TTA is a civilization building game in which players lead their people from ancient times into the present while competing to accumulate the most culture by the end of the game.  Players draft cards of improvements, wonders, leaders, special actions, and military units that are era appropriate as the game progresses.  Although military is a very important aspect of the game, it is not the primary path to victory, as the defending player has most of the advantages.  Players also have to manage their populations by producing enough food, as well as keeping their populace happy with religious and entertainment improvements.  In addition to military, happiness, food, and production, players must effectively manage their civilization’s scientific development as to remain competitive with their opposition at discovering new technologies.  The challenge in the game is to remain close to or ahead of the competition in all of those categories while starting from essentially the same position.  By making decisions on what to do with their civil actions and military actions players will determine the destiny of their civilization!

IGS Play Report

The players in attendance for this Saturday marathon were Rich, Steve, and I.  They both had some previous experience with TTA while I had only played the practice game earlier in the day.  Play order was determined to be me, Steve, and Rich.  The opening cards to drafted were spread for the first round of Ancient times and we began the game.

Ancient Times and Age One


Given that I was first player and only started with one civil action I took the only leader that I had access to, Aristotle.  This placed me firmly on the science track and I planned to pursue it with a vengeance for the remainder of the game.  In the second round I drafted my first wonder, and began construction of the Hanging Gardens.  Science and happiness!  Truly, my people were blessed to have a leader such as I!

In Age 1 I grabbed iron and irrigation as I had struggled with production and food during the practice game.  I tried to get them both up and running as quickly as possible to avoid a repeat of my previous mistakes.  I attempted to keep up militarily but, I found myself starting to lag a little behind towards the end of the first age.

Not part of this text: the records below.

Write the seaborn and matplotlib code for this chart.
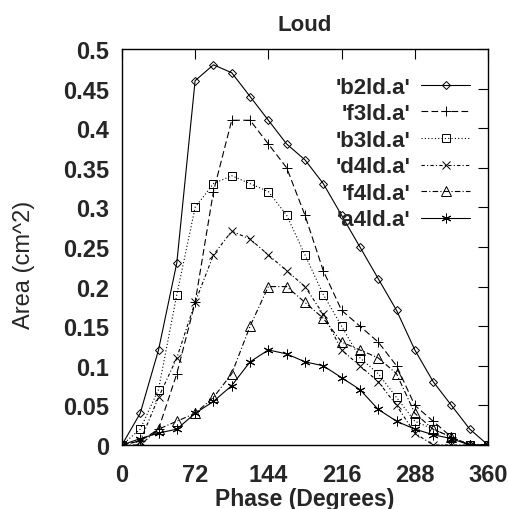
import matplotlib
matplotlib.use("Agg")
import matplotlib.pyplot as plt
import seaborn as sns
import pandas as pd

phase = [0, 18, 36, 54, 72, 90, 108, 126, 144, 162, 180, 198, 216, 234, 252, 270, 288, 306, 324, 342, 360]
b2ld = [0, 0.04, 0.12, 0.23, 0.46, 0.48, 0.47, 0.44, 0.41, 0.38, 0.36, 0.33, 0.29, 0.25, 0.21, 0.17, 0.12, 0.08, 0.05, 0.02, 0.0]
f3ld = [0, 0.005, 0.02, 0.09, 0.18, 0.32, 0.41, 0.41, 0.38, 0.35, 0.29, 0.22, 0.17, 0.15, 0.13, 0.10, 0.05, 0.03, 0.01, 0.0, 0.0]
b3ld = [0, 0.02, 0.07, 0.19, 0.30, 0.33, 0.34, 0.33, 0.32, 0.29, 0.24, 0.19, 0.15, 0.11, 0.09, 0.06, 0.03, 0.02, 0.01, 0.0, 0.0]
d4ld = [0, 0.005, 0.06, 0.11, 0.18, 0.24, 0.27, 0.26, 0.24, 0.22, 0.20, 0.165, 0.12, 0.10, 0.08, 0.05, 0.015, 0.0, 0.0, 0.0, 0.0]
f4ld = [0, 0.0, 0.02, 0.03, 0.04, 0.06, 0.09, 0.15, 0.20, 0.20, 0.18, 0.16, 0.13, 0.12, 0.11, 0.09, 0.04, 0.02, 0.01, 0.0, 0.0]
a4ld = [0, 0.008, 0.015, 0.02, 0.04, 0.055, 0.075, 0.105, 0.12, 0.115, 0.105, 0.10, 0.085, 0.07, 0.045, 0.03, 0.02, 0.013, 0.008, 0.0, 0.0]

labels = ["'b2ld.a'", "'f3ld.a'", "'b3ld.a'", "'d4ld.a'", "'f4ld.a'", "'a4ld.a'"]
series = [b2ld, f3ld, b3ld, d4ld, f4ld, a4ld]
xticks = [0, 72, 144, 216, 288, 360]
yticks = [0, 0.05, 0.1, 0.15, 0.2, 0.25, 0.3, 0.35, 0.4, 0.45, 0.5]
ytick_labels = ["0", "0.05", "0.1", "0.15", "0.2", "0.25", "0.3", "0.35", "0.4", "0.45", "0.5"]

sns.set_theme(style="white")
plt.rcParams['font.family'] = ['Liberation Sans', 'DejaVu Sans']

styles = [
    dict(marker='D', ms=4.5, dashes=None),
    dict(marker='+', ms=7, dashes=(6, 3)),
    dict(marker='s', ms=6, dashes=(1, 2)),
    dict(marker='x', ms=6, dashes=(3, 2, 1, 2)),
    dict(marker='^', ms=6.5, dashes=(5, 2, 1, 2)),
    dict(marker=(6, 2, 0), ms=7, dashes=None),
]

fig = plt.figure(figsize=(5.1, 5.1), dpi=100)
ax = fig.add_axes([0.239, 0.1255, 0.718, 0.7765])

for lab, vals, st in zip(labels, series, styles):
    df = pd.DataFrame({"Phase": phase, "Area": vals})
    kw = dict(color='black', linewidth=0.8, marker=st['marker'], markersize=st['ms'],
              markerfacecolor='none', markeredgecolor='black', markeredgewidth=0.7)
    if st['dashes'] is not None:
        kw['dashes'] = st['dashes']
    sns.lineplot(data=df, x="Phase", y="Area", ax=ax, label=lab, **kw)

ax.set_xlim(0, 360)
ax.set_ylim(0, 0.5)
ax.set_xticks(xticks)
ax.set_xticklabels([str(t) for t in xticks], fontsize=17, fontweight='bold')
ax.set_yticks(yticks)
ax.set_yticklabels(ytick_labels, fontsize=17, fontweight='bold')
ax.tick_params(direction='in', length=7, width=0.8, top=True, right=True, color='black')
ax.tick_params(axis='x', pad=13)
ax.tick_params(axis='y', pad=9)
for s in ax.spines.values():
    s.set_color('black')
    s.set_linewidth(1.0)

ax.set_title("Loud", fontsize=16, fontweight='bold', pad=14)
ax.set_xlabel("Phase (Degrees)", fontsize=16.5, fontweight='bold')
ax.set_ylabel("Area (cm^2)", fontsize=17)
ax.xaxis.set_label_coords(0.5, -0.106)
ax.yaxis.set_label_coords(-0.238, 0.457)

leg = ax.legend(loc='upper right', bbox_to_anchor=(0.951, 0.93), frameon=False,
                markerfirst=False, borderpad=0, borderaxespad=0, handlelength=2.2,
                handletextpad=0.5, labelspacing=0.25,
                prop=dict(family='Liberation Sans', weight='bold', size=16))

fig.savefig("out.png", dpi=100)
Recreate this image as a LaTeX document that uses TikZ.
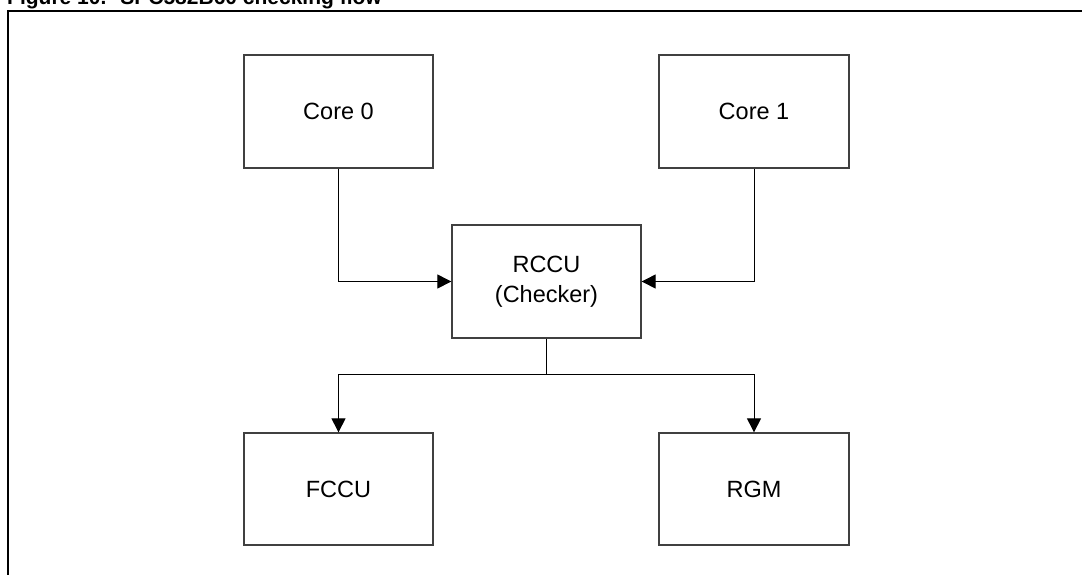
\documentclass[tikz,border=0pt]{standalone}
\usepackage{fontspec}
\setmainfont{Liberation Sans}
\usetikzlibrary{arrows.meta}
\begin{document}
\begin{tikzpicture}[x=1pt,y=-1pt,
  blk/.style={draw=black!75,line width=1.3pt,fill=white,inner sep=0pt,
    minimum width=189pt,minimum height=113pt,align=center,
    font=\fontsize{23.5}{30}\selectfont},
  conn/.style={draw=black,line width=1pt},
  arr/.style={conn,-{Triangle[length=14pt,width=14pt]}}]
\useasboundingbox (0,0) rectangle (1082,574);
\clip (0,0) rectangle (1082,574);
\fill[white] (0,0) rectangle (1082,574);
% title (clipped at top)
\node[anchor=base west,inner sep=0pt,font=\fontsize{21}{24}\selectfont\bfseries] (title) at (7,4.5) {Figure 10.\hspace{14pt}SPC582B60 checking flow};
% frame
\draw[line width=2pt] (7.5,600) -- (7.5,10.5) -- (1100,10.5);
% blocks
\node[blk] (core0) at (338.5,111.5) {Core 0};
\node[blk,minimum width=190pt] (core1) at (754,111.5) {Core 1};
\node[blk] (rccu) at (546.5,281.5) {RCCU\\(Checker)};
\node[blk,minimum height=112pt] (fccu) at (338.5,489) {FCCU};
\node[blk,minimum width=190pt,minimum height=112pt] (rgm) at (754,489) {RGM};
\coordinate (j) at (546.5,374.5);
% connectors
\draw[arr] (core0.south) |- (rccu.west);
\draw[arr] (core1.south) |- (rccu.east);
\draw[conn] (rccu.south) -- (j);
\draw[arr] (j) -| (fccu.north);
\draw[arr] (j) -| (rgm.north);
\end{tikzpicture}
\end{document}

I built the Great Wall to help my strength a little but it was still not enough to compete with Rich and Steve’s superior tactics cards. Simply too many things to do and not enough actions with which to do them.


Steve drafted Caesar and planned to use the extra military action to have control of the event deck while forcing Rich and I to try to keep up militarily.  He drafted the Pyramids and quickly began construction.

While he held an early lead in military strength, Steve began to diversify in a lot of happiness.  I can only assume that this was reaction to the many events that were resulting in extra food production and thus population expansion.  As you add people it becomes necessary to keep them happy and Steve was well ahead of the curve in this department.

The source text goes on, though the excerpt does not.